Riebling nous apprend que Pie XII a tenté dès 1939, à plusieurs reprises, de faire assassiner Hitler pour mettre fin à la guerre. La neutralité revendiquée par le Vatican n'était donc pas une stratégie ratée qui n'a jamais trompé les Nazis, une stratégie futile au regard des génocides en cours. Cette neutralité de façade s'insérait dans une résistance quotidienne, concrète et absolue au nazisme.
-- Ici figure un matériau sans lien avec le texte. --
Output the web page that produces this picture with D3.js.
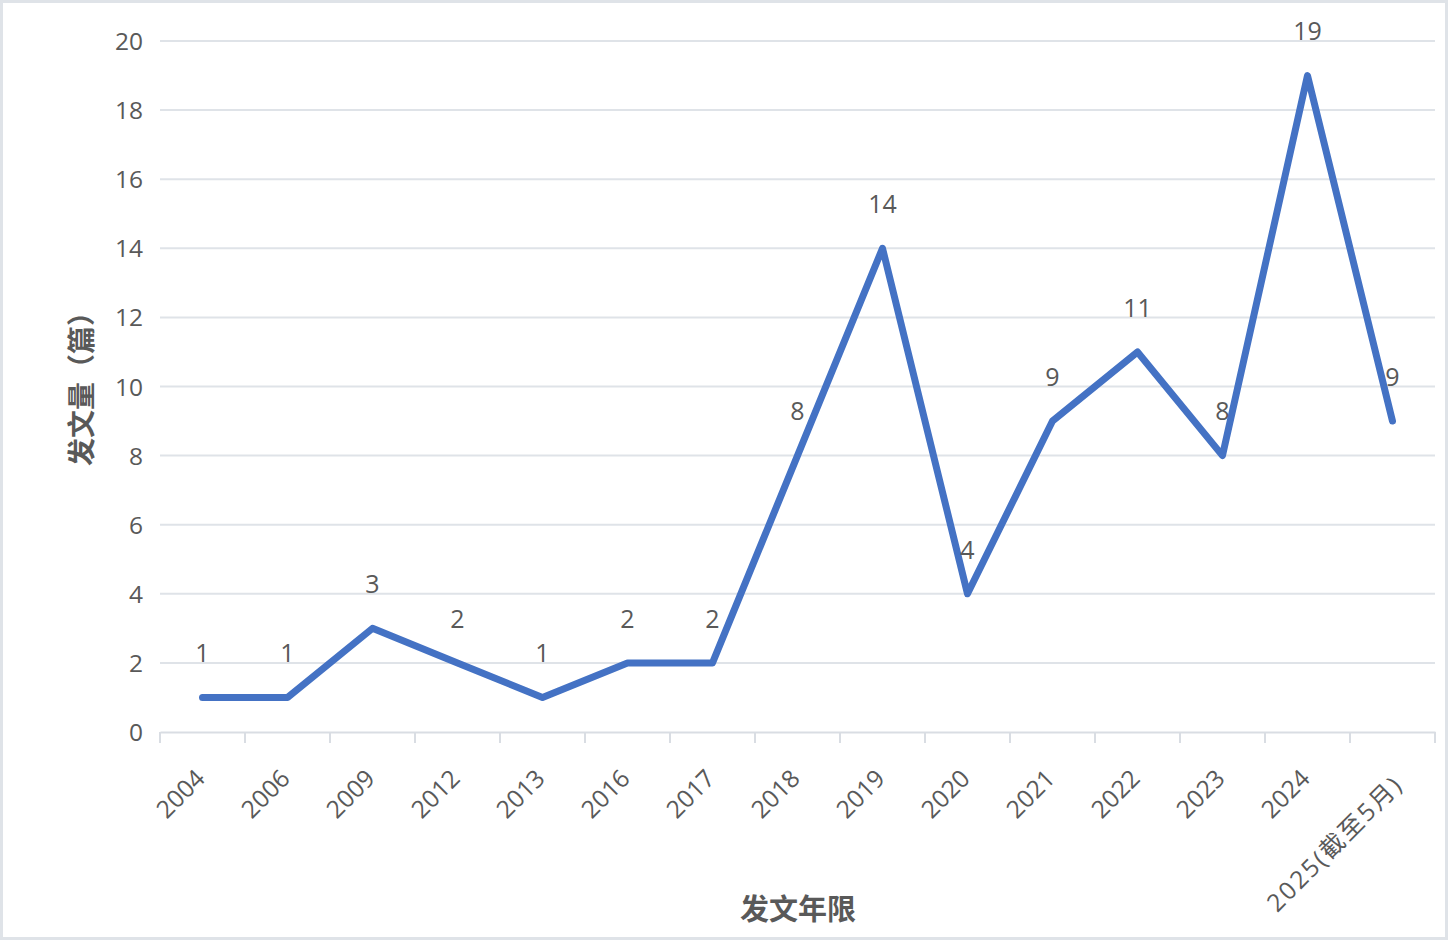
<!DOCTYPE html>
<html><head><meta charset="utf-8">
<script src="https://cdn.jsdelivr.net/npm/d3@7"></script>
<style>
html,body{margin:0;padding:0;background:#fff;}
svg{display:block;}
text{font-family:"Open Sans","Noto Sans CJK SC","Noto Sans",sans-serif;}
</style></head>
<body>
<script>
const categories = ["2004","2006","2009","2012","2013","2016","2017","2018","2019","2020","2021","2022","2023","2024","2025(截至5月)"];
const values = [1,1,3,2,1,2,2,8,14,4,9,11,8,19,9];
const yTicks = [0,2,4,6,8,10,12,14,16,18,20];
const yTitle = "发文量（篇）";
const xTitle = "发文年限";

(function(){
const W = 1448, H = 940;
const svg = d3.select("body").append("svg").attr("width", W).attr("height", H);
svg.append("rect").attr("x",1.5).attr("y",1.5).attr("width",W-3).attr("height",H-3)
  .attr("fill","#fff").attr("stroke","#dfe3e8").attr("stroke-width",3);

const mL = 160, mR = 1435, mT = 41, mB = 732;
const x = d3.scaleBand().domain(categories).range([mL, mR]).paddingInner(0).paddingOuter(0);
const y = d3.scaleLinear().domain([0,20]).range([mB, mT]);

const textColor = "#595959";
svg.append("g").selectAll("line").data(yTicks.filter(d=>d>0)).join("line")
  .attr("x1", mL).attr("x2", mR).attr("y1", d=>y(d)).attr("y2", d=>y(d))
  .attr("stroke","#dfe3e8").attr("stroke-width",2);

const yAxis = d3.axisLeft(y).tickValues(yTicks).tickSize(0).tickPadding(17);
const gy = svg.append("g").attr("transform",`translate(${mL},0)`).call(yAxis);
gy.select(".domain").remove();
gy.selectAll("text").attr("fill",textColor).style("font-size","24.5px").attr("dy","0.35em");

const xAxis = d3.axisBottom(x).tickSize(0).tickSizeOuter(0);
const gx = svg.append("g").attr("transform",`translate(0,${mB})`).call(xAxis);
gx.select(".domain").attr("stroke","#d9dde3").attr("stroke-width",2);
gx.selectAll(".tick line").remove();
gx.selectAll("text").attr("fill",textColor).style("font-size","24.5px")
  .attr("text-anchor","end").attr("dy",null).attr("y",0)
  .attr("transform","translate(4,48) rotate(-45)");
gx.selectAll("text").filter(d=>d.length>4).style("letter-spacing","2.2px")
  .attr("transform","translate(12,54) rotate(-45)");
const bounds = categories.map(c=>x(c)).concat([mR]);
svg.append("g").selectAll("line").data(bounds).join("line")
  .attr("x1",d=>d).attr("x2",d=>d).attr("y1",mB).attr("y2",mB+11)
  .attr("stroke","#d9dde3").attr("stroke-width",2);

const cx = c => x(c) + x.bandwidth()/2;
const line = d3.line().x((d,i)=>cx(categories[i])).y(d=>y(d));
svg.append("path").datum(values).attr("d",line).attr("fill","none")
  .attr("stroke","#4472c4").attr("stroke-width",7)
  .attr("stroke-linejoin","round").attr("stroke-linecap","round");

svg.append("g").selectAll("text").data(values).join("text")
  .attr("x",(d,i)=>cx(categories[i])).attr("y",d=>y(d)-44).attr("dy","0.35em")
  .attr("text-anchor","middle").attr("fill",textColor).style("font-size","25px")
  .text(d=>d);

svg.append("text").attr("transform","translate(82,382) rotate(-90)")
  .attr("text-anchor","middle").attr("dy","0.35em").attr("fill",textColor)
  .style("font-size","28px").style("font-weight","bold").text(yTitle);
svg.append("text").attr("x",798).attr("y",910).attr("dy","0.35em")
  .attr("text-anchor","middle").attr("fill",textColor)
  .style("font-size","29px").style("font-weight","bold").text(xTitle);
})();
</script>
</body></html>
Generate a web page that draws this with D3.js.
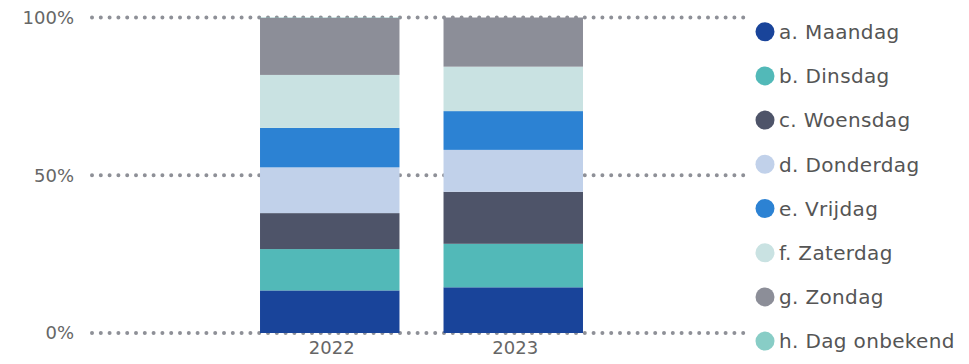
<!DOCTYPE html>
<html>
<head>
<meta charset="utf-8">
<script src="https://cdn.jsdelivr.net/npm/d3@7"></script>
<style>
  html, body { margin: 0; padding: 0; background: #fff; }
  svg { display: block; }
  text { font-family: "DejaVu Sans", Verdana, sans-serif; }
</style>
</head>
<body>
<svg id="chart" width="969" height="364"></svg>
<script>
// ---- data ----
const years = ["2022", "2023"];
const days = ["a. Maandag", "b. Dinsdag", "c. Woensdag", "d. Donderdag", "e. Vrijdag", "f. Zaterdag", "g. Zondag", "h. Dag onbekend"];
const colors = ["#19449a", "#52b9b8", "#4e5469", "#c1d1ea", "#2c82d3", "#c9e2e2", "#8c8e98", "#88cdc6"];
// percentage share per day (order = days), one array per year
const values2022 = [13.5, 13.1, 11.4, 14.5, 12.5, 16.8, 18.1, 0.1];
const values2023 = [14.5, 13.8, 16.5, 13.3, 12.3, 14.1, 15.6, 0.0];
const yTicks = [0, 0.5, 1];

// ---- build table ----
const table = years.map((y, i) => {
  const vals = i === 0 ? values2022 : values2023;
  const row = { year: y };
  days.forEach((d, j) => row[d] = vals[j]);
  return row;
});

const svg = d3.select("#chart");

const x = d3.scaleBand().domain(years).range([238, 605]).paddingInner(0.24).paddingOuter(0.12);
const y = d3.scaleLinear().domain([0, 1]).range([333, 17.5]);
const color = d3.scaleOrdinal().domain(days).range(colors);

const stack = d3.stack().keys(days).offset(d3.stackOffsetExpand);
const series = stack(table);

// gridlines
svg.append("g").selectAll("line").data(yTicks).join("line")
  .attr("x1", 92).attr("x2", 750)
  .attr("y1", d => y(d)).attr("y2", d => y(d))
  .attr("stroke", "#8e9097")
  .attr("stroke-width", 4)
  .attr("stroke-linecap", "round")
  .attr("stroke-dasharray", "0,8.8");

// y axis labels
const yAxis = d3.axisLeft(y).tickValues(yTicks).tickFormat(d3.format(".0%")).tickSize(0).tickPadding(0);
const gy = svg.append("g").attr("transform", "translate(74,0)").call(yAxis);
gy.select(".domain").remove();
gy.selectAll("text").attr("fill", "#666").attr("font-size", 18)
  .attr("font-family", "DejaVu Sans, sans-serif");

// bars
svg.append("g").selectAll("g").data(series).join("g")
  .attr("fill", d => color(d.key))
  .selectAll("rect").data(d => d).join("rect")
  .attr("x", d => x(d.data.year))
  .attr("width", x.bandwidth())
  .attr("y", d => y(d[1]))
  .attr("height", d => y(d[0]) - y(d[1]));

// x axis labels
const xAxis = d3.axisBottom(x).tickSize(0).tickPadding(0);
const gx = svg.append("g").attr("transform", "translate(2,341)").call(xAxis);
gx.select(".domain").remove();
gx.selectAll("text").attr("fill", "#666").attr("font-size", 18)
  .attr("font-family", "DejaVu Sans, sans-serif");

// legend
const leg = svg.append("g").selectAll("g").data(days).join("g")
  .attr("transform", (d, i) => `translate(765,${31.7 + i * 44.2})`);
leg.append("circle").attr("r", 9.5).attr("fill", d => color(d));
leg.append("text").attr("x", 14).attr("dy", "0.36em")
  .attr("font-size", 20).attr("letter-spacing", 0.35).attr("fill", "#555").text(d => d);
</script>
</body>
</html>
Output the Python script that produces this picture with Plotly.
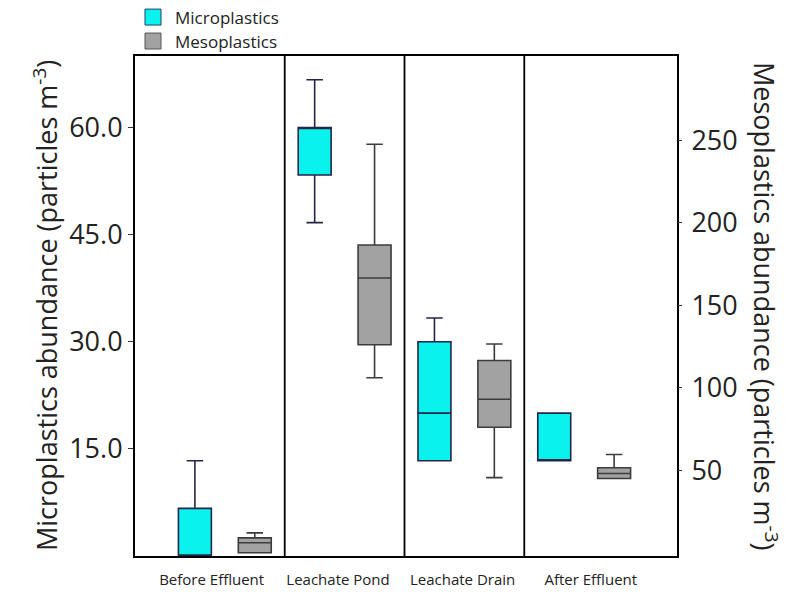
import plotly.graph_objects as go

# Sampling sites and box statistics (particles m^-3)
sites = ["Before Effluent", "Leachate Pond", "Leachate Drain", "After Effluent"]

micro_low = [0.0, 46.67, 13.33, 13.33]
micro_q1 = [0.0, 53.33, 13.33, 13.33]
micro_med = [0.0, 60.0, 20.0, 13.33]
micro_q3 = [6.67, 60.0, 30.0, 20.0]
micro_high = [13.33, 66.67, 33.33, 20.0]

meso_low = [0.0, 106.0, 45.5, 45.0]
meso_q1 = [0.0, 126.0, 76.0, 45.0]
meso_med = [6.0, 166.5, 93.0, 48.0]
meso_q3 = [9.0, 186.5, 116.5, 51.5]
meso_high = [12.0, 247.5, 126.5, 59.5]

left_ticks = [15.0, 30.0, 45.0, 60.0]
right_ticks = [50, 100, 150, 200, 250]

# each site gets two slots: microplastics then mesoplastics
micro_x = [2 * i for i in range(len(sites))]
meso_x = [2 * i + 1 for i in range(len(sites))]

FONT = "Open Sans"
CYAN = "#0AF2EE"
GREY = "#A2A2A2"

fig = go.Figure()
fig.add_trace(go.Box(
    x=micro_x, q1=micro_q1, median=micro_med, q3=micro_q3,
    lowerfence=micro_low, upperfence=micro_high,
    name="Microplastics", yaxis="y", width=0.55, whiskerwidth=0.5,
    fillcolor=CYAN, line=dict(color="#25254a", width=1.6),
    boxpoints=False, showlegend=False,
))
fig.add_trace(go.Box(
    x=meso_x, q1=meso_q1, median=meso_med, q3=meso_q3,
    lowerfence=meso_low, upperfence=meso_high,
    name="Mesoplastics", yaxis="y2", width=0.55, whiskerwidth=0.5,
    fillcolor=GREY, line=dict(color="#3c3c3c", width=1.6),
    boxpoints=False, showlegend=False,
))

# vertical separators between sites
for i in range(len(sites) - 1):
    sep = (meso_x[i] + micro_x[i + 1]) / 2
    fig.add_shape(type="line", xref="x", yref="paper", x0=sep, x1=sep, y0=0, y1=1,
                  line=dict(color="black", width=1.8))

# hand-drawn legend above the plot
legend_items = [("Microplastics", CYAN, "#1f3f6a"), ("Mesoplastics", GREY, "#555555")]
for k, (label, fill, edge) in enumerate(legend_items):
    y0 = 9 + 24 * k
    fig.add_shape(type="rect", xref="paper", yref="paper",
                  x0=(145 - 135) / 542, x1=(161 - 135) / 542,
                  y0=1 + (56 - y0) / 501, y1=1 + (56 - y0 - 16) / 501,
                  fillcolor=fill, line=dict(color=edge, width=1))
    fig.add_annotation(text=label, xref="paper", yref="paper",
                       x=(173 - 135) / 542, y=1 + (56 - y0 - 8) / 501,
                       xanchor="left", yanchor="middle", showarrow=False,
                       font=dict(family=FONT, size=17, color="#222"))

# axis titles
fig.add_annotation(text="Microplastics abundance (particles m<sup>-3</sup>)",
                   xref="paper", yref="paper", x=(45 - 135) / 542, y=0.5,
                   textangle=-90, showarrow=False, xanchor="center", yanchor="middle",
                   font=dict(family=FONT, size=27, color="#222"))
fig.add_annotation(text="Mesoplastics abundance (particles m<sup>-3</sup>)",
                   xref="paper", yref="paper", x=(766 - 135) / 542, y=0.5,
                   textangle=90, showarrow=False, xanchor="center", yanchor="middle",
                   font=dict(family=FONT, size=27, color="#222"))

fig.update_layout(
    width=786, height=594,
    margin=dict(l=135, r=109, t=56, b=38),
    paper_bgcolor="white", plot_bgcolor="white",
    font=dict(family=FONT, color="#222"),
    boxmode="overlay",
    xaxis=dict(range=[-1, 8.05], showgrid=False, zeroline=False, automargin=False,
               showline=True, linecolor="black", linewidth=2, mirror=True,
               tickvals=[0.28, 2.39, 4.47, 6.61], ticktext=sites,
               ticks="", ticklabelstandoff=9,
               tickfont=dict(family=FONT, size=15, color="#222")),
    yaxis=dict(range=[0, 70], tickvals=left_ticks, automargin=False,
               ticktext=[f"{v:.1f}" for v in left_ticks],
               showgrid=False, zeroline=False,
               showline=True, linecolor="black", linewidth=2, mirror=True,
               ticks="outside", ticklen=5, tickcolor="#333",
               tickfont=dict(family=FONT, size=27, color="#222")),
    yaxis2=dict(range=[-2, 301], overlaying="y", side="right", automargin=False,
                tickvals=right_ticks, showgrid=False, zeroline=False,
                showline=False, ticks="outside", ticklen=4, tickcolor="#333",
                ticklabelstandoff=4,
                tickfont=dict(family=FONT, size=27, color="#222")),
)

fig.write_html("out.html")
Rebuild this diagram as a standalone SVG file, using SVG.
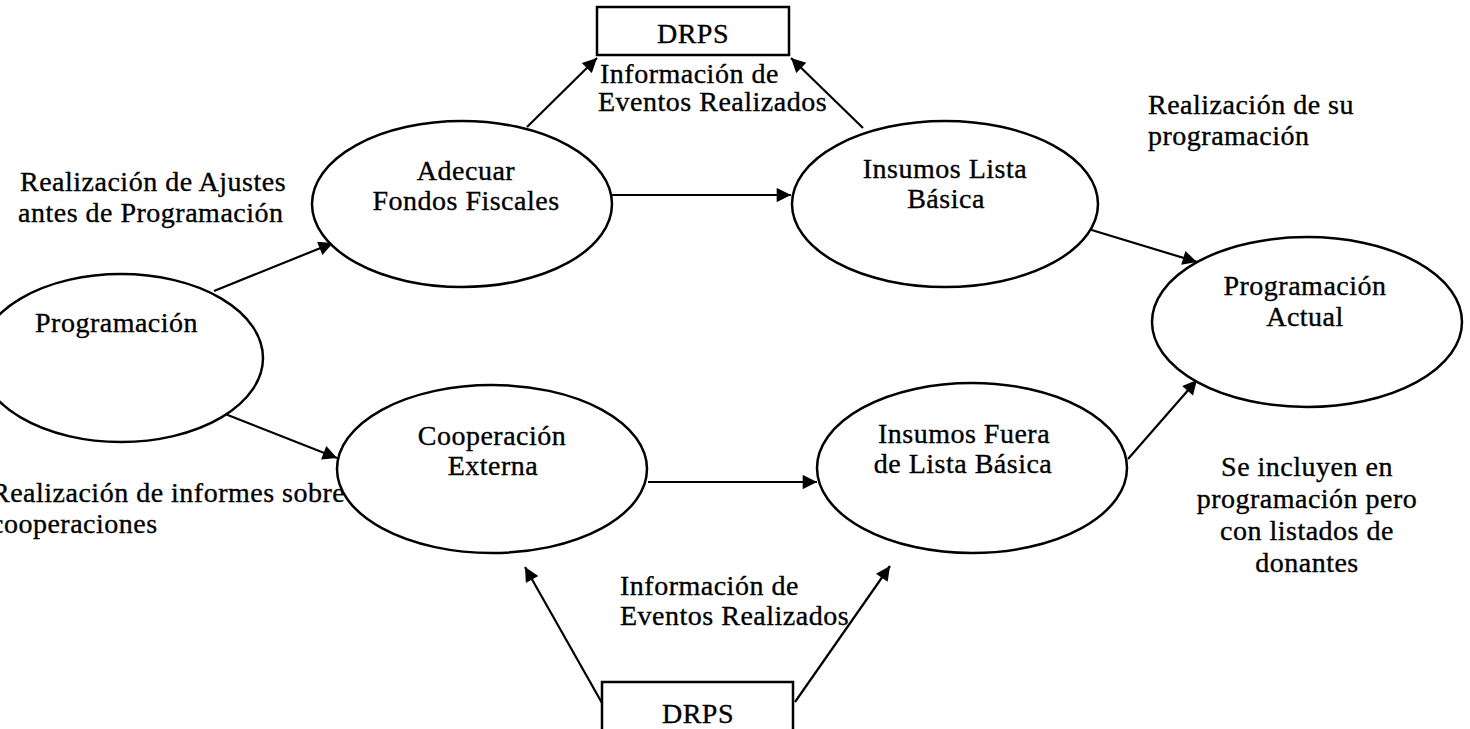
<svg xmlns="http://www.w3.org/2000/svg" width="1470" height="729" viewBox="0 0 1470 729">
  <style>
    .node { fill: #fff; stroke: #000; stroke-width: 2.5; }
    .box { fill: #fff; stroke: #000; stroke-width: 2.5; }
    .edge { fill: none; stroke: #000; stroke-width: 2.2; marker-end: url(#arrow); }
    text { font-family: "Liberation Serif", "Times New Roman", serif; font-size: 28px; letter-spacing: 0.5px; fill: #000; stroke: #000; stroke-width: 0.35px; }
    .c { text-anchor: middle; }
  </style>
  <defs>
    <marker id="arrow" viewBox="0 0 10 10" refX="10" refY="5" markerWidth="7.5" markerHeight="6.5" markerUnits="strokeWidth" orient="auto">
      <path d="M0,0 L10,5 L0,10 z" fill="#000"/>
    </marker>
  </defs>
  <rect width="1470" height="729" fill="#fff"/>

  <!-- connectors -->
  <g id="connectors">
    <line class="edge" x1="214" y1="291" x2="333" y2="243"/>
    <line class="edge" x1="215" y1="410" x2="337" y2="458"/>
    <line class="edge" x1="612" y1="195" x2="791" y2="195"/>
    <line class="edge" x1="648" y1="482" x2="817" y2="482"/>
    <line class="edge" x1="527" y1="127" x2="597" y2="58"/>
    <line class="edge" x1="863" y1="128" x2="791" y2="58"/>
    <line class="edge" x1="1085" y1="228" x2="1197" y2="262"/>
    <line class="edge" x1="1128" y1="459" x2="1197" y2="380"/>
    <line class="edge" x1="602" y1="703" x2="525" y2="567"/>
    <line class="edge" x1="795" y1="702" x2="890" y2="566"/>
  </g>

  <!-- nodes -->
  <g id="programacion">
    <ellipse class="node" cx="121" cy="358" rx="142" ry="84"/>
    <text x="35" y="332">Programación</text>
  </g>
  <g id="adecuar">
    <ellipse class="node" cx="462" cy="204" rx="150" ry="83"/>
    <text class="c" x="466" y="180">Adecuar</text>
    <text class="c" x="466" y="210">Fondos Fiscales</text>
  </g>
  <g id="insumos-lista">
    <ellipse class="node" cx="945" cy="204" rx="153" ry="83"/>
    <text class="c" x="945" y="178">Insumos Lista</text>
    <text class="c" x="946" y="208">Básica</text>
  </g>
  <g id="cooperacion">
    <ellipse class="node" cx="492" cy="469" rx="155" ry="84"/>
    <text class="c" x="492" y="445">Cooperación</text>
    <text class="c" x="493" y="475">Externa</text>
  </g>
  <g id="insumos-fuera">
    <ellipse class="node" cx="972" cy="468" rx="155" ry="85"/>
    <text class="c" x="964" y="443">Insumos Fuera</text>
    <text class="c" x="963" y="473">de Lista Básica</text>
  </g>
  <g id="programacion-actual">
    <ellipse class="node" cx="1307" cy="322" rx="155" ry="85"/>
    <text class="c" x="1305" y="295">Programación</text>
    <text class="c" x="1305" y="326">Actual</text>
  </g>
  <g id="drps-top">
    <rect class="box" x="597" y="7" width="192" height="48"/>
    <text class="c" x="693" y="43">DRPS</text>
  </g>
  <g id="drps-bottom">
    <rect class="box" x="602" y="682" width="191" height="60"/>
    <text class="c" x="698" y="723">DRPS</text>
  </g>

  <!-- flow labels -->
  <g id="labels">
    <text x="600" y="83">Información de</text>
    <text x="598" y="111">Eventos Realizados</text>
    <text x="1148" y="114">Realización de su</text>
    <text x="1148" y="145">programación</text>
    <text x="20" y="191">Realización de Ajustes</text>
    <text x="18" y="222">antes de Programación</text>
    <text x="-9" y="502">Realización de informes sobre</text>
    <text x="-9" y="533">cooperaciones</text>
    <text class="c" x="1307" y="476">Se incluyen en</text>
    <text class="c" x="1307" y="508">programación pero</text>
    <text class="c" x="1307" y="540">con listados de</text>
    <text class="c" x="1307" y="572">donantes</text>
    <text x="620" y="595">Información de</text>
    <text x="620" y="625">Eventos Realizados</text>
  </g>
</svg>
L'aveuglement de Marc Ferro
Marc Ferro a-t-il conscience de son égarement coupable ? Essaie-t-il maladroitement, dans un mouvement de balancier, de critiquer quand même les autorités vaticanes après avoir implacablement constaté la faillite du système politique communiste et de ses thuriféraires ?
En tout cas, Ferro ne cite évidemment pas ses sources, et pourtant son essai fourmille de bonnes références. Il ne mentionne rien du long débat historiographique, rien de rien. Pour ne pas être encore plus cruel, on ne relèvera pas les autres absurdités assénées par lui dans le même chapitre à propos de Mgr Stepinac et de Jean-Paul II.
Pourquoi abandonner en rase campagne l’espace d’un instant son esprit critique et se faire le propagateur d’une légende noire ? Marc Ferro illustre bien malgré lui le processus d’aveuglement qui guette chacun d’entre nous. Notre représentation du monde, notre système de pensée, sont parfois étayés par des éléments trop fragiles que nous ne souhaitons pas voir s’effondrer. Et nous les pensons si solidement établis que nous ne les questionnons même plus. Ce penchant doit sans cesse être combattu. C’est une des leçons du XXème siècle.
En critiquant injustement Pie XII, Marc Ferro a préféré accorder une trêve à son esprit critique. Il a préféré ne pas éclairer ses lecteurs et prolonger son aveuglement.
Références
- Marc Ferro, L'aveuglement - Une autre histoire de notre monde, Tallandier, 2015.
- Mark Riebling, Church of Spies : The Pope's Secret War Against Hitler, Perseus, 2015.